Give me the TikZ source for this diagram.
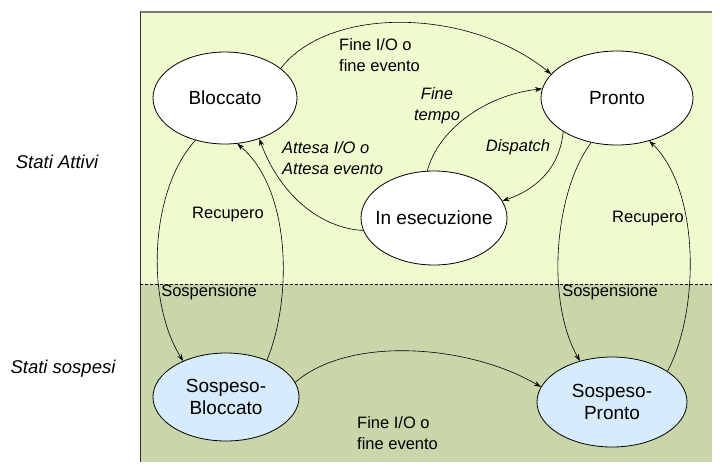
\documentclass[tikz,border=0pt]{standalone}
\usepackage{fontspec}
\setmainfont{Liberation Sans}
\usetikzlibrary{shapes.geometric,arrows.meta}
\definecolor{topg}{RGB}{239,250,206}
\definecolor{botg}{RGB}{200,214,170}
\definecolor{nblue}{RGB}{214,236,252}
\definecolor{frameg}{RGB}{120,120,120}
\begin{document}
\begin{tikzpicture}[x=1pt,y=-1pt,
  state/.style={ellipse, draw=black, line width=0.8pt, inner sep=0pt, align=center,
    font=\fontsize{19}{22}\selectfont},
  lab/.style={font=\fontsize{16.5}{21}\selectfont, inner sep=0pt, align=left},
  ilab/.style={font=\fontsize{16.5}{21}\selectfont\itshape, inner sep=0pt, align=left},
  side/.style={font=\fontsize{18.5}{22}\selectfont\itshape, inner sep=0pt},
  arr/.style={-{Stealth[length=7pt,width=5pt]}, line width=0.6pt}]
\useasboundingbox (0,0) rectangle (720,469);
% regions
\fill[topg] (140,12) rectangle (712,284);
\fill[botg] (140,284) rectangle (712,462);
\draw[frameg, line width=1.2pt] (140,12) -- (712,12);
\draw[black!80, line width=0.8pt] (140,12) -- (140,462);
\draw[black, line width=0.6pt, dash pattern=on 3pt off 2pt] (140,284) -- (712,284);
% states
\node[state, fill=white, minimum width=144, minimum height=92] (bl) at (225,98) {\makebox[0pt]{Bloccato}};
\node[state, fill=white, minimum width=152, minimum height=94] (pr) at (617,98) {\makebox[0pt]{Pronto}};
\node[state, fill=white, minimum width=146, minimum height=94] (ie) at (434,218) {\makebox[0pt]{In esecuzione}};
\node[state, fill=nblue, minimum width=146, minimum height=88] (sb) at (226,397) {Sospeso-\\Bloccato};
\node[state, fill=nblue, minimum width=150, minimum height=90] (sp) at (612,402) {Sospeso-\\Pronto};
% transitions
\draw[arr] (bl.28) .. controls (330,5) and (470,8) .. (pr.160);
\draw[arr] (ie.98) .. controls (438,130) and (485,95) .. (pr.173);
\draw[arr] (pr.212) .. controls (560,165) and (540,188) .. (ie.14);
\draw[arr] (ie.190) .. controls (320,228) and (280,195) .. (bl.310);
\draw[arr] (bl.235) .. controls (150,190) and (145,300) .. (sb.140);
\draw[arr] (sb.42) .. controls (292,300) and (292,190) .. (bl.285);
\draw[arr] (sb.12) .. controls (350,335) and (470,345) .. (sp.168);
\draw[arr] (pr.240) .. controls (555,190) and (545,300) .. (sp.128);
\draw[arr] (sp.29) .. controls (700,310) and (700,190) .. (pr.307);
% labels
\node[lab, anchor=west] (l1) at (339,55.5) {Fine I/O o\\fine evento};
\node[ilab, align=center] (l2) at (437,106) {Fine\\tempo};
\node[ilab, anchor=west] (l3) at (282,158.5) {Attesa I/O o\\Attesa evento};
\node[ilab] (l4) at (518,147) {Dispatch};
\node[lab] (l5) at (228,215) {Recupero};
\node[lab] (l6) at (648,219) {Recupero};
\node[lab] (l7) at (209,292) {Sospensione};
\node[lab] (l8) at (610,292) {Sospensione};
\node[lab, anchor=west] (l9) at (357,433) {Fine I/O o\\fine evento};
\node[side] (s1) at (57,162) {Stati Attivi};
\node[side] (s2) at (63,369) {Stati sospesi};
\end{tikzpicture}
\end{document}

REQUIREMENTS> Leave out the pictures and give the listing above again exactly.

SOLVED EXERCISE>
Give me the TikZ source for this diagram.
\documentclass[tikz,border=0pt]{standalone}
\usepackage{fontspec}
\setmainfont{Liberation Sans}
\usetikzlibrary{shapes.geometric,arrows.meta}
\definecolor{topg}{RGB}{239,250,206}
\definecolor{botg}{RGB}{200,214,170}
\definecolor{nblue}{RGB}{214,236,252}
\definecolor{frameg}{RGB}{120,120,120}
\begin{document}
\begin{tikzpicture}[x=1pt,y=-1pt,
  state/.style={ellipse, draw=black, line width=0.8pt, inner sep=0pt, align=center,
    font=\fontsize{19}{22}\selectfont},
  lab/.style={font=\fontsize{16.5}{21}\selectfont, inner sep=0pt, align=left},
  ilab/.style={font=\fontsize{16.5}{21}\selectfont\itshape, inner sep=0pt, align=left},
  side/.style={font=\fontsize{18.5}{22}\selectfont\itshape, inner sep=0pt},
  arr/.style={-{Stealth[length=7pt,width=5pt]}, line width=0.6pt}]
\useasboundingbox (0,0) rectangle (720,469);
% regions
\fill[topg] (140,12) rectangle (712,284);
\fill[botg] (140,284) rectangle (712,462);
\draw[frameg, line width=1.2pt] (140,12) -- (712,12);
\draw[black!80, line width=0.8pt] (140,12) -- (140,462);
\draw[black, line width=0.6pt, dash pattern=on 3pt off 2pt] (140,284) -- (712,284);
% states
\node[state, fill=white, minimum width=144, minimum height=92] (bl) at (225,98) {\makebox[0pt]{Bloccato}};
\node[state, fill=white, minimum width=152, minimum height=94] (pr) at (617,98) {\makebox[0pt]{Pronto}};
\node[state, fill=white, minimum width=146, minimum height=94] (ie) at (434,218) {\makebox[0pt]{In esecuzione}};
\node[state, fill=nblue, minimum width=146, minimum height=88] (sb) at (226,397) {Sospeso-\\Bloccato};
\node[state, fill=nblue, minimum width=150, minimum height=90] (sp) at (612,402) {Sospeso-\\Pronto};
% transitions
\draw[arr] (bl.28) .. controls (330,5) and (470,8) .. (pr.160);
\draw[arr] (ie.98) .. controls (438,130) and (485,95) .. (pr.173);
\draw[arr] (pr.212) .. controls (560,165) and (540,188) .. (ie.14);
\draw[arr] (ie.190) .. controls (320,228) and (280,195) .. (bl.310);
\draw[arr] (bl.235) .. controls (150,190) and (145,300) .. (sb.140);
\draw[arr] (sb.42) .. controls (292,300) and (292,190) .. (bl.285);
\draw[arr] (sb.12) .. controls (350,335) and (470,345) .. (sp.168);
\draw[arr] (pr.240) .. controls (555,190) and (545,300) .. (sp.128);
\draw[arr] (sp.29) .. controls (700,310) and (700,190) .. (pr.307);
% labels
\node[lab, anchor=west] (l1) at (339,55.5) {Fine I/O o\\fine evento};
\node[ilab, align=center] (l2) at (437,106) {Fine\\tempo};
\node[ilab, anchor=west] (l3) at (282,158.5) {Attesa I/O o\\Attesa evento};
\node[ilab] (l4) at (518,147) {Dispatch};
\node[lab] (l5) at (228,215) {Recupero};
\node[lab] (l6) at (648,219) {Recupero};
\node[lab] (l7) at (209,292) {Sospensione};
\node[lab] (l8) at (610,292) {Sospensione};
\node[lab, anchor=west] (l9) at (357,433) {Fine I/O o\\fine evento};
\node[side] (s1) at (57,162) {Stati Attivi};
\node[side] (s2) at (63,369) {Stati sospesi};
\end{tikzpicture}
\end{document}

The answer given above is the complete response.